A través de este fraude, esta conflagración de razón con creencia ciega y de ciencia con superchería, el normativismo se ha hecho funcional a las estructuras de poder de la sociedad —que hoy en día son fundamentalmente económicas y políticas— en perjuicio de los hablantes. No sólo debemos adaptarnos a la organización social, las relaciones laborales y el sistema económico que se nos ha impuesto; además, los normativistas nos instan a adaptar la manera que tenemos de organizar y expresar nuestros más profundos sentimientos, deseos y gritos de protesta a la caprichosa aprobación del poder. De lo contrario, se nos tacha de ignorantes, de bárbaros, de incultos, o simplemente de rotos.

Con esta rotulación, entran a obrar las presiones sociales creadas por las elites del poder y administradas por los sacerdotes del normativismo, con el fin de asegurar que si no acatamos sus exigencias en el plano lingüístico, tampoco podremos construir un mínimo grado de autoestima, autoconfianza y seguridad —y para qué hablar de orgullo— en torno a nuestra propia lengua.

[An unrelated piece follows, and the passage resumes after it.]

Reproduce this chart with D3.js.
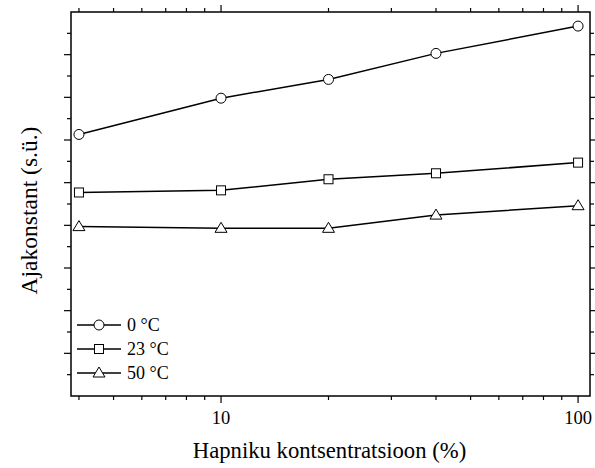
<!DOCTYPE html>
<html><head><meta charset="utf-8">
<script src="https://cdn.jsdelivr.net/npm/d3@7"></script>
<style>body{margin:0;background:#fff}svg{display:block}text{font-family:"Liberation Serif","Times New Roman",serif;fill:#000}</style>
</head><body><svg id="c" width="595" height="468"></svg>
<script>
const xValues = [4, 10, 20, 40, 100];
const series0C = [6.13, 6.98, 7.42, 8.03, 8.67];
const series23C = [4.77, 4.82, 5.08, 5.22, 5.47];
const series50C = [3.97, 3.93, 3.93, 4.24, 4.46];
const seriesNames = ["0 °C", "23 °C", "50 °C"];
const seriesShapes = ["circle", "square", "triangle"];
const xTickLabels = [10, 100];

const svg = d3.select("#c");
const L = 71, R = 590, T = 12, B = 396;
const x = d3.scaleLog().domain([3.8, 108]).range([L, R]);
const y = d3.scaleLinear().domain([0, 9]).range([B, T]);

const all = [series0C, series23C, series50C];

svg.append("rect").attr("x", L).attr("y", T).attr("width", R - L).attr("height", B - T)
  .attr("fill", "none").attr("stroke", "#000").attr("stroke-width", 1.5);

const minorX = [4,5,6,7,8,9,20,30,40,50,60,70,80,90];
const majorX = [10, 100];
function xt(vals, len) {
  vals.forEach(v => {
    const px = x(v);
    svg.append("line").attr("x1", px).attr("x2", px).attr("y1", B).attr("y2", B + len).attr("stroke", "#000").attr("stroke-width", 1.2);
    svg.append("line").attr("x1", px).attr("x2", px).attr("y1", T).attr("y2", T - len).attr("stroke", "#000").attr("stroke-width", 1.2);
  });
}
xt(minorX, 4); xt(majorX, 7);
xTickLabels.forEach(v => {
  svg.append("text").attr("x", x(v)).attr("y", 424).attr("text-anchor", "middle").attr("font-size", 18.5).text(v);
});

const yMajor = d3.range(1, 9);
const yMinor = d3.range(0.5, 9, 1);
function yt(vals, len) {
  vals.forEach(v => {
    const py = y(v);
    svg.append("line").attr("x1", L).attr("x2", L - len).attr("y1", py).attr("y2", py).attr("stroke", "#000").attr("stroke-width", 1.2);
    svg.append("line").attr("x1", R).attr("x2", R + len).attr("y1", py).attr("y2", py).attr("stroke", "#000").attr("stroke-width", 1.2);
  });
}
yt(yMinor, 4); yt(yMajor, 7);

function marker(g, shape, cx, cy) {
  if (shape === "circle") g.append("circle").attr("cx", cx).attr("cy", cy).attr("r", 5).attr("fill", "#fff").attr("stroke", "#000").attr("stroke-width", 1);
  else if (shape === "square") g.append("rect").attr("x", cx - 4.5).attr("y", cy - 4.5).attr("width", 9).attr("height", 9).attr("fill", "#fff").attr("stroke", "#000").attr("stroke-width", 1);
  else g.append("path").attr("d", `M${cx},${cy - 6}L${cx + 6},${cy + 4}L${cx - 6},${cy + 4}Z`).attr("fill", "#fff").attr("stroke", "#000").attr("stroke-width", 1);
}

const line = d3.line().x((d, i) => x(xValues[i])).y(d => y(d));
all.forEach((s, k) => {
  const g = svg.append("g");
  g.append("path").attr("d", line(s)).attr("fill", "none").attr("stroke", "#000").attr("stroke-width", 1.5);
  s.forEach((v, i) => marker(g, seriesShapes[k], x(xValues[i]), y(v)));
});

const legY = [325, 349, 373];
seriesNames.forEach((n, k) => {
  const g = svg.append("g");
  g.append("line").attr("x1", 77).attr("x2", 121).attr("y1", legY[k]).attr("y2", legY[k]).attr("stroke", "#000").attr("stroke-width", 1.5);
  marker(g, seriesShapes[k], 99, legY[k]);
  g.append("text").attr("x", 127).attr("y", legY[k] + 6).attr("font-size", 18).text(n);
});

svg.append("text").attr("x", 329.5).attr("y", 458).attr("text-anchor", "middle").attr("font-size", 22.7).text("Hapniku kontsentratsioon (%)");
svg.append("text").attr("transform", "translate(37,210.5) rotate(-90)").attr("text-anchor", "middle").attr("font-size", 23.5).text("Ajakonstant (s.ü.)");
</script></body></html>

Al hacerse funcional a las estructuras de poder de la sociedad, el normativismo se margina del espíritu académico. Al decretar cómo debería ser —según quizás qué criterio arbitrario y delirante— su objeto de estudio, el normativismo se margina de la ciencia. Y al incurrir en la ingeniería social, en la violenta imposición de sus juicios de valor sobre el lenguaje, con el afán de hacernos cada vez más homogéneos (“la unidad de la lengua”), de hacernos cada vez más dependientes de ellos en nuestra vida lingüística (la cual afecta profundamente todo aspecto de la vida humana), y de quebrar nuestro espíritu de creatividad y soberanía lingüística (“nivelación hacia arriba”), el normativismo se margina de toda decencia.